Más allá, pues, de añorar la primavera, la playa, la montaña, un paseo por las nubes, las cañas de mediodía o el perol en Los Villares, es momento también para la reflexión, la autocrítica y los balances. ¿Realmente somos quienes queremos ser? ¿Nos mostramos siempre igual de atentos con familiares y amigos? ¿Ejercemos activamente como ciudadanos responsables, dotados de derechos, pero también de deberes? ¿Sabremos adoptar la posición justa a la hora de exigir responsabilidades cuando la pesadilla termine, o seguiremos dejándonos llevar por populismos planfetarios, demagogias y brindis al sol? No olviden que somos mortales; y que esto que nos va a dejar maltrechos y en la miseria puede volver en solo unos meses. Aprendamos, pues, de nuestros errores, preparémonos, y tomemos desde el primer minuto las medidas que correspondan, sin concesiones políticas estúpidas, llamadas a la calma homicidas, o miedo a tener miedo. Como siempre, la mayor parte de la población ha sabido estar muy por encima de sus políticos, pero lo ideal sería que nuestros políticos, aparte de ejemplares, supieran ir por delante. Por eso, si estos no valen, habrá que buscar otros.

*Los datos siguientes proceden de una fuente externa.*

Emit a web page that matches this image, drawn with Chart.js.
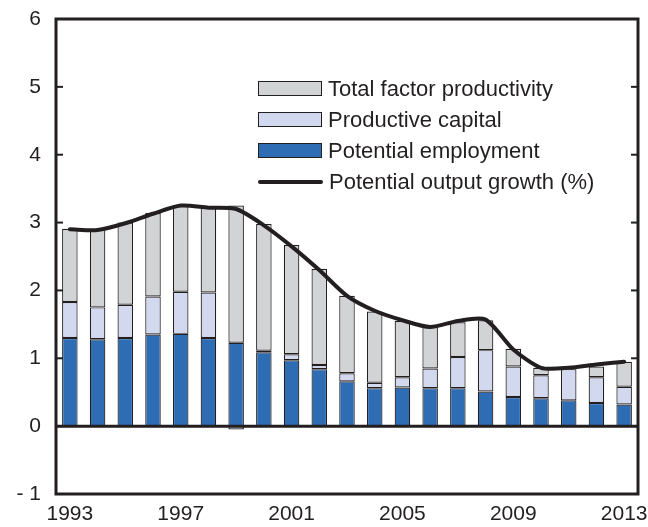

Quiero además sumarme públicamente al homenaje que cada día reciben nuestros sanitarios, primera línea de esta guerra biológica que nos diezma, por su generosa profesionalidad, su arrojo y su decoro, muy por encima también ellos -como farmacéuticos, transportistas, ejército, cuerpos de seguridad y tantos otros- de las circunstancias y los medios de que disponen. Finalmente, un recuerdo emocionado de ánimo, consuelo y coraje a nuestros ancianos, convertidos en carne de cañón, víctimas inocentes de una debacle que ha venido a añadir crueldad y crudeza a sus muchas tribulaciones. Son tantas las pérdidas, que nuestra sociedad corre el riesgo serio de quedar descabezada justo cuando más necesitados estamos del criterio de autoridad, de la sabiduría que dan los años. Tal vez, si en lugar de arrinconarlos como apestados les permitiéramos mantener un papel activo entre nosotros, ser como siempre han sido consejeros, mentores y guías, nos habríamos ahorrado mucho del sufrimiento vivido. «El tiempo lo creamos nosotros viviendo, esperando, avanzando. Si uno dimite de la vida, el tiempo ya no existe. El tiempo es nuestra impaciencia. Sin impaciencia, las esferas se paran y el mundo descubre su inanidad de chisme inútil, de trasto viejo, de cosa caída... El Tiempo sin hombre se queda en meteorología» (F. Umbral). ¡Salud!